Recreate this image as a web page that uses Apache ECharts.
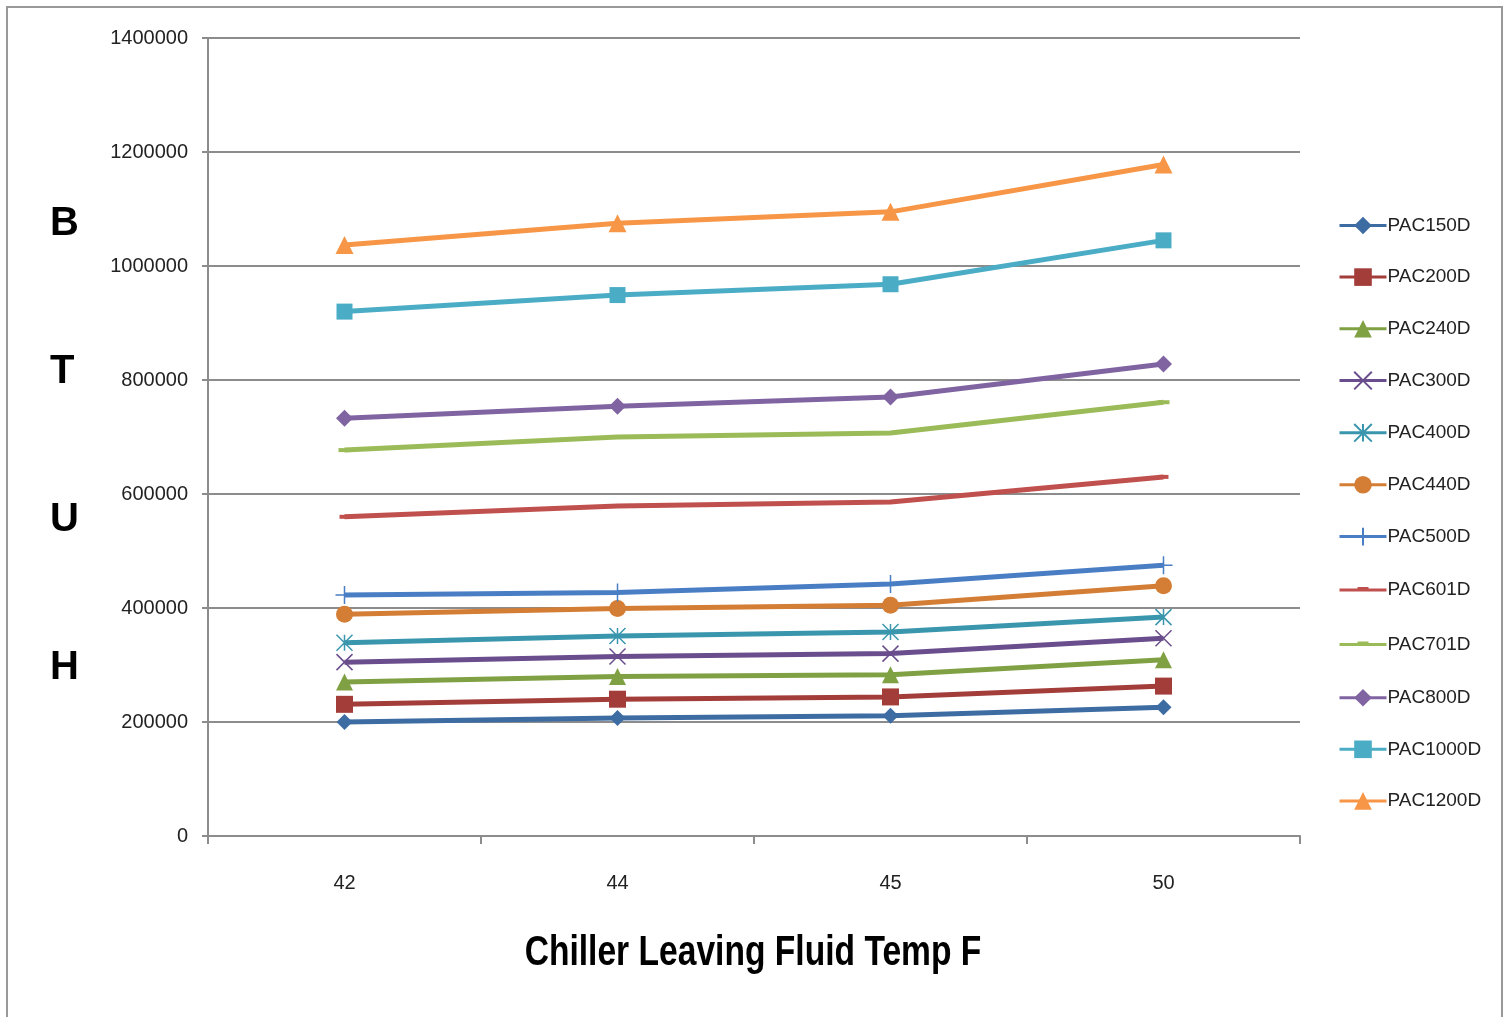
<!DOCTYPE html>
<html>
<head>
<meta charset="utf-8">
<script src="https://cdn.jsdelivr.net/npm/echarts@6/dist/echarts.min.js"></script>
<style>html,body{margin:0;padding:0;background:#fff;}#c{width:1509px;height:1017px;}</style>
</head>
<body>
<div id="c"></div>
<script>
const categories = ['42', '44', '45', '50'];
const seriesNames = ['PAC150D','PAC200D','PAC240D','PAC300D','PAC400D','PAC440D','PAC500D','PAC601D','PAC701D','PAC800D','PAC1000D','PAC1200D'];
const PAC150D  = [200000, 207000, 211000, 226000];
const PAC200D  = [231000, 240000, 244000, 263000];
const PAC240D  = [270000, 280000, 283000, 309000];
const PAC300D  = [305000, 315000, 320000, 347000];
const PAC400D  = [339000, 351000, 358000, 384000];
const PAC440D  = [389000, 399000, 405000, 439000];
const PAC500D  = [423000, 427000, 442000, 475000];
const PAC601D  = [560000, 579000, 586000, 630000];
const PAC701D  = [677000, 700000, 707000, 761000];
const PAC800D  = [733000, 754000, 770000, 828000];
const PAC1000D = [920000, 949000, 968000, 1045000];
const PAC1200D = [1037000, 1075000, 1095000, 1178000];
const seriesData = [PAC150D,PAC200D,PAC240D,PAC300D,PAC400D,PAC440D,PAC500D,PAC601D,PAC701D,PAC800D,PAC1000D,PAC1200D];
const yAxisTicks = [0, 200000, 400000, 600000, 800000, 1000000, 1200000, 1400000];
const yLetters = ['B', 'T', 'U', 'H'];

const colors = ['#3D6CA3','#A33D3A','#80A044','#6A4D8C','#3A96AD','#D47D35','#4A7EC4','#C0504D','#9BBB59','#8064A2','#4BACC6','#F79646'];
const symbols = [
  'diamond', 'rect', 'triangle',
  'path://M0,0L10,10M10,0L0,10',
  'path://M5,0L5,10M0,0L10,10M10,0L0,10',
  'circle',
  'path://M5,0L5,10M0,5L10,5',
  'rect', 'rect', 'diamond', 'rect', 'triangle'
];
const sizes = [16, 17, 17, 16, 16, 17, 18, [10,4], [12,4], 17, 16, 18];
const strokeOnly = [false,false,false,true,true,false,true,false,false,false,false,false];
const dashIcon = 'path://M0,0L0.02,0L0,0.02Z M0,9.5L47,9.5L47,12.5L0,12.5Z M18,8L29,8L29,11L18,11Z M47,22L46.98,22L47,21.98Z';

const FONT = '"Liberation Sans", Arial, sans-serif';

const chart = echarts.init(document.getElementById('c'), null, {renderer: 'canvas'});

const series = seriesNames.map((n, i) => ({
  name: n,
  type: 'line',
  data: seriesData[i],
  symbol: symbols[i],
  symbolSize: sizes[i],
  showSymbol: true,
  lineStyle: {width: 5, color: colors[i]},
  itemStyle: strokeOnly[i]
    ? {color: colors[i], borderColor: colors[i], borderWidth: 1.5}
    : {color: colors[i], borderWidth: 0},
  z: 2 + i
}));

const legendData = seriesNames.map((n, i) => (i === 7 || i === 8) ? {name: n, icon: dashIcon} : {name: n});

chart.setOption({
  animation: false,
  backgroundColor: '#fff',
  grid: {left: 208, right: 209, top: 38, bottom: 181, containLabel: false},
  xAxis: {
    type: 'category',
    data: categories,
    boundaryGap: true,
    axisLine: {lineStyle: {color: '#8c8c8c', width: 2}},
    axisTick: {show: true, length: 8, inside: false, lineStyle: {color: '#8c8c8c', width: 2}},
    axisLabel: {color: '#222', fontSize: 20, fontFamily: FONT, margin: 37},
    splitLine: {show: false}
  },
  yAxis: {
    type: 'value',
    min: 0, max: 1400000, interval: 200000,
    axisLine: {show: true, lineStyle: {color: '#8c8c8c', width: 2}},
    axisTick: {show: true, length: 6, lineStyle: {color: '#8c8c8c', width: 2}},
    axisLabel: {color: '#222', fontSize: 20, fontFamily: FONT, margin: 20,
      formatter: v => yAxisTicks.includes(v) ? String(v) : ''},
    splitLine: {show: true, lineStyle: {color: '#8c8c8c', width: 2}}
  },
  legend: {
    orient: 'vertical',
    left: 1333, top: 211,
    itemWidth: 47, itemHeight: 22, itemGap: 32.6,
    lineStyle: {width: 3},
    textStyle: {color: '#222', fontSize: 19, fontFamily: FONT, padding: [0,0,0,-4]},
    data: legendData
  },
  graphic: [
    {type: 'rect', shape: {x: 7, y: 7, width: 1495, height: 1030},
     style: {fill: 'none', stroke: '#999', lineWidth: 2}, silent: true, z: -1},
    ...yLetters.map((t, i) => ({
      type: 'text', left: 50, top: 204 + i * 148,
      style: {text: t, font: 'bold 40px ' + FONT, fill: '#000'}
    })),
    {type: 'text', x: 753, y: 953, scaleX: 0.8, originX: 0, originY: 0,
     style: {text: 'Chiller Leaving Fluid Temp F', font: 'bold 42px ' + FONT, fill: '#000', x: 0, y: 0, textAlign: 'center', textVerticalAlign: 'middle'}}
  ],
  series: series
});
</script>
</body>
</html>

Task statement —
With the pictures left out, transcribe the material exactly.

Solution to this task —
Recreate this image as a web page that uses Apache ECharts.
<!DOCTYPE html>
<html>
<head>
<meta charset="utf-8">
<script src="https://cdn.jsdelivr.net/npm/echarts@6/dist/echarts.min.js"></script>
<style>html,body{margin:0;padding:0;background:#fff;}#c{width:1509px;height:1017px;}</style>
</head>
<body>
<div id="c"></div>
<script>
const categories = ['42', '44', '45', '50'];
const seriesNames = ['PAC150D','PAC200D','PAC240D','PAC300D','PAC400D','PAC440D','PAC500D','PAC601D','PAC701D','PAC800D','PAC1000D','PAC1200D'];
const PAC150D  = [200000, 207000, 211000, 226000];
const PAC200D  = [231000, 240000, 244000, 263000];
const PAC240D  = [270000, 280000, 283000, 309000];
const PAC300D  = [305000, 315000, 320000, 347000];
const PAC400D  = [339000, 351000, 358000, 384000];
const PAC440D  = [389000, 399000, 405000, 439000];
const PAC500D  = [423000, 427000, 442000, 475000];
const PAC601D  = [560000, 579000, 586000, 630000];
const PAC701D  = [677000, 700000, 707000, 761000];
const PAC800D  = [733000, 754000, 770000, 828000];
const PAC1000D = [920000, 949000, 968000, 1045000];
const PAC1200D = [1037000, 1075000, 1095000, 1178000];
const seriesData = [PAC150D,PAC200D,PAC240D,PAC300D,PAC400D,PAC440D,PAC500D,PAC601D,PAC701D,PAC800D,PAC1000D,PAC1200D];
const yAxisTicks = [0, 200000, 400000, 600000, 800000, 1000000, 1200000, 1400000];
const yLetters = ['B', 'T', 'U', 'H'];

const colors = ['#3D6CA3','#A33D3A','#80A044','#6A4D8C','#3A96AD','#D47D35','#4A7EC4','#C0504D','#9BBB59','#8064A2','#4BACC6','#F79646'];
const symbols = [
  'diamond', 'rect', 'triangle',
  'path://M0,0L10,10M10,0L0,10',
  'path://M5,0L5,10M0,0L10,10M10,0L0,10',
  'circle',
  'path://M5,0L5,10M0,5L10,5',
  'rect', 'rect', 'diamond', 'rect', 'triangle'
];
const sizes = [16, 17, 17, 16, 16, 17, 18, [10,4], [12,4], 17, 16, 18];
const strokeOnly = [false,false,false,true,true,false,true,false,false,false,false,false];
const dashIcon = 'path://M0,0L0.02,0L0,0.02Z M0,9.5L47,9.5L47,12.5L0,12.5Z M18,8L29,8L29,11L18,11Z M47,22L46.98,22L47,21.98Z';

const FONT = '"Liberation Sans", Arial, sans-serif';

const chart = echarts.init(document.getElementById('c'), null, {renderer: 'canvas'});

const series = seriesNames.map((n, i) => ({
  name: n,
  type: 'line',
  data: seriesData[i],
  symbol: symbols[i],
  symbolSize: sizes[i],
  showSymbol: true,
  lineStyle: {width: 5, color: colors[i]},
  itemStyle: strokeOnly[i]
    ? {color: colors[i], borderColor: colors[i], borderWidth: 1.5}
    : {color: colors[i], borderWidth: 0},
  z: 2 + i
}));

const legendData = seriesNames.map((n, i) => (i === 7 || i === 8) ? {name: n, icon: dashIcon} : {name: n});

chart.setOption({
  animation: false,
  backgroundColor: '#fff',
  grid: {left: 208, right: 209, top: 38, bottom: 181, containLabel: false},
  xAxis: {
    type: 'category',
    data: categories,
    boundaryGap: true,
    axisLine: {lineStyle: {color: '#8c8c8c', width: 2}},
    axisTick: {show: true, length: 8, inside: false, lineStyle: {color: '#8c8c8c', width: 2}},
    axisLabel: {color: '#222', fontSize: 20, fontFamily: FONT, margin: 37},
    splitLine: {show: false}
  },
  yAxis: {
    type: 'value',
    min: 0, max: 1400000, interval: 200000,
    axisLine: {show: true, lineStyle: {color: '#8c8c8c', width: 2}},
    axisTick: {show: true, length: 6, lineStyle: {color: '#8c8c8c', width: 2}},
    axisLabel: {color: '#222', fontSize: 20, fontFamily: FONT, margin: 20,
      formatter: v => yAxisTicks.includes(v) ? String(v) : ''},
    splitLine: {show: true, lineStyle: {color: '#8c8c8c', width: 2}}
  },
  legend: {
    orient: 'vertical',
    left: 1333, top: 211,
    itemWidth: 47, itemHeight: 22, itemGap: 32.6,
    lineStyle: {width: 3},
    textStyle: {color: '#222', fontSize: 19, fontFamily: FONT, padding: [0,0,0,-4]},
    data: legendData
  },
  graphic: [
    {type: 'rect', shape: {x: 7, y: 7, width: 1495, height: 1030},
     style: {fill: 'none', stroke: '#999', lineWidth: 2}, silent: true, z: -1},
    ...yLetters.map((t, i) => ({
      type: 'text', left: 50, top: 204 + i * 148,
      style: {text: t, font: 'bold 40px ' + FONT, fill: '#000'}
    })),
    {type: 'text', x: 753, y: 953, scaleX: 0.8, originX: 0, originY: 0,
     style: {text: 'Chiller Leaving Fluid Temp F', font: 'bold 42px ' + FONT, fill: '#000', x: 0, y: 0, textAlign: 'center', textVerticalAlign: 'middle'}}
  ],
  series: series
});
</script>
</body>
</html>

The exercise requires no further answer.